— Start —

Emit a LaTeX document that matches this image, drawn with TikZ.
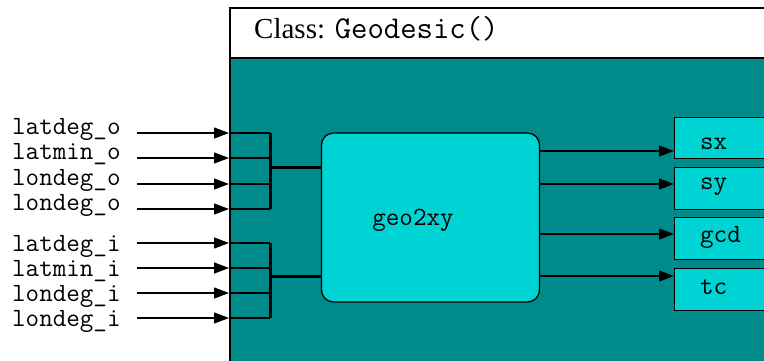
\documentclass[tikz,border=0pt]{standalone}
\usepackage{fontspec}
\setmainfont{Liberation Serif}
\usetikzlibrary{arrows.meta}
\definecolor{tealbg}{HTML}{008B8B}
\definecolor{cyanbox}{HTML}{00D3D3}
\begin{document}
\begin{tikzpicture}[x=1pt,y=-1pt,
  mono/.style={font=\fontsize{26.3}{30}\selectfont\ttfamily, inner sep=0pt},
  lbl/.style={mono, anchor=base west},
  arr/.style={-{Triangle[length=15pt,width=11pt]}, line width=1.3pt},
  tick/.style={line width=1.8pt},
  bar/.style={line width=3pt},
  fnbox/.style={draw, fill=cyanbox, line width=1.3pt, rounded corners=12pt},
  outbox/.style={draw, fill=cyanbox, line width=1.3pt, anchor=north west, minimum width=120pt},
  frame/.style={draw, line width=1.5pt, anchor=north west, minimum width=560pt}]
\clip (0,0) rectangle (764,360);
\fill[white] (0,0) rectangle (764,360);
% class frame
\node[frame, fill=white, minimum height=50pt] (hdr) at (229,7) {};
\node[frame, fill=tealbg, minimum height=330pt] (body) at (229,57) {};
\node[anchor=base west, inner sep=0pt] (title) at (254,38)
  {\fontsize{29}{33}\selectfont Class: {\fontsize{31.8}{35}\selectfont\ttfamily Geodesic()}};
% function box
\node[fnbox, minimum width=218pt, minimum height=169pt] (geo) at (430.5,217.5) {};
\node[mono] (geotxt) at (413,220) {geo2xy};
% output boxes
\node[outbox, minimum height=41pt] (sx) at (674,117) {};
\node[outbox, minimum height=42pt] (sy) at (674,167) {};
\node[outbox, minimum height=42pt] (gcd) at (674,217) {};
\node[outbox, minimum height=42pt] (tc) at (674,268) {};
\node[mono, anchor=west] (sxt) at (700,144) {sx};
\node[mono, anchor=west] (syt) at (700,187) {sy};
\node[mono, anchor=west] (gcdt) at (700,237) {gcd};
\node[mono, anchor=west] (tct) at (700,287) {tc};
\coordinate (o1) at (0,151);
\coordinate (o2) at (0,184);
\coordinate (o3) at (0,234);
\coordinate (o4) at (0,276);
\draw[arr] (geo.east |- o1) -- (sx.west |- o1);
\draw[arr] (geo.east |- o2) -- (sy.west |- o2);
\draw[arr] (geo.east |- o3) -- (gcd.west |- o3);
\draw[arr] (geo.east |- o4) -- (tc.west |- o4);
% inputs
\coordinate (bx) at (270,0);
\foreach \n/\t/\y/\b in {1/latdeg\_o/133/134, 2/latmin\_o/158/159, 3/londeg\_o/184/185, 4/londeg\_o/209/210,
                        5/latdeg\_i/243/251, 6/latmin\_i/268/276, 7/londeg\_i/293/301, 8/londeg\_i/318/326}{
  \node[lbl] (in\n) at (12,\b) {\t};
  \coordinate (s\n) at (137,\y);
  \draw[arr] (s\n) -- (s\n -| body.west);
  \draw[tick] (s\n -| body.west) -- (s\n -| bx);
}
\draw[bar] (s1 -| bx) -- (s4 -| bx);
\draw[bar] (s5 -| bx) -- (s8 -| bx);
\coordinate (j1) at (270,167);
\coordinate (j2) at (270,276);
\draw[bar] (j1) -- (j1 -| geo.west);
\draw[bar] (j2) -- (j2 -| geo.west);
\end{tikzpicture}
\end{document}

— End —

- **OBJECTIVE**
Without the pictures, output the full listing exactly as it stands.

- **ANSWER TO THE EXERCISE**
Emit a LaTeX document that matches this image, drawn with TikZ.
\documentclass[tikz,border=0pt]{standalone}
\usepackage{fontspec}
\setmainfont{Liberation Serif}
\usetikzlibrary{arrows.meta}
\definecolor{tealbg}{HTML}{008B8B}
\definecolor{cyanbox}{HTML}{00D3D3}
\begin{document}
\begin{tikzpicture}[x=1pt,y=-1pt,
  mono/.style={font=\fontsize{26.3}{30}\selectfont\ttfamily, inner sep=0pt},
  lbl/.style={mono, anchor=base west},
  arr/.style={-{Triangle[length=15pt,width=11pt]}, line width=1.3pt},
  tick/.style={line width=1.8pt},
  bar/.style={line width=3pt},
  fnbox/.style={draw, fill=cyanbox, line width=1.3pt, rounded corners=12pt},
  outbox/.style={draw, fill=cyanbox, line width=1.3pt, anchor=north west, minimum width=120pt},
  frame/.style={draw, line width=1.5pt, anchor=north west, minimum width=560pt}]
\clip (0,0) rectangle (764,360);
\fill[white] (0,0) rectangle (764,360);
% class frame
\node[frame, fill=white, minimum height=50pt] (hdr) at (229,7) {};
\node[frame, fill=tealbg, minimum height=330pt] (body) at (229,57) {};
\node[anchor=base west, inner sep=0pt] (title) at (254,38)
  {\fontsize{29}{33}\selectfont Class: {\fontsize{31.8}{35}\selectfont\ttfamily Geodesic()}};
% function box
\node[fnbox, minimum width=218pt, minimum height=169pt] (geo) at (430.5,217.5) {};
\node[mono] (geotxt) at (413,220) {geo2xy};
% output boxes
\node[outbox, minimum height=41pt] (sx) at (674,117) {};
\node[outbox, minimum height=42pt] (sy) at (674,167) {};
\node[outbox, minimum height=42pt] (gcd) at (674,217) {};
\node[outbox, minimum height=42pt] (tc) at (674,268) {};
\node[mono, anchor=west] (sxt) at (700,144) {sx};
\node[mono, anchor=west] (syt) at (700,187) {sy};
\node[mono, anchor=west] (gcdt) at (700,237) {gcd};
\node[mono, anchor=west] (tct) at (700,287) {tc};
\coordinate (o1) at (0,151);
\coordinate (o2) at (0,184);
\coordinate (o3) at (0,234);
\coordinate (o4) at (0,276);
\draw[arr] (geo.east |- o1) -- (sx.west |- o1);
\draw[arr] (geo.east |- o2) -- (sy.west |- o2);
\draw[arr] (geo.east |- o3) -- (gcd.west |- o3);
\draw[arr] (geo.east |- o4) -- (tc.west |- o4);
% inputs
\coordinate (bx) at (270,0);
\foreach \n/\t/\y/\b in {1/latdeg\_o/133/134, 2/latmin\_o/158/159, 3/londeg\_o/184/185, 4/londeg\_o/209/210,
                        5/latdeg\_i/243/251, 6/latmin\_i/268/276, 7/londeg\_i/293/301, 8/londeg\_i/318/326}{
  \node[lbl] (in\n) at (12,\b) {\t};
  \coordinate (s\n) at (137,\y);
  \draw[arr] (s\n) -- (s\n -| body.west);
  \draw[tick] (s\n -| body.west) -- (s\n -| bx);
}
\draw[bar] (s1 -| bx) -- (s4 -| bx);
\draw[bar] (s5 -| bx) -- (s8 -| bx);
\coordinate (j1) at (270,167);
\coordinate (j2) at (270,276);
\draw[bar] (j1) -- (j1 -| geo.west);
\draw[bar] (j2) -- (j2 -| geo.west);
\end{tikzpicture}
\end{document}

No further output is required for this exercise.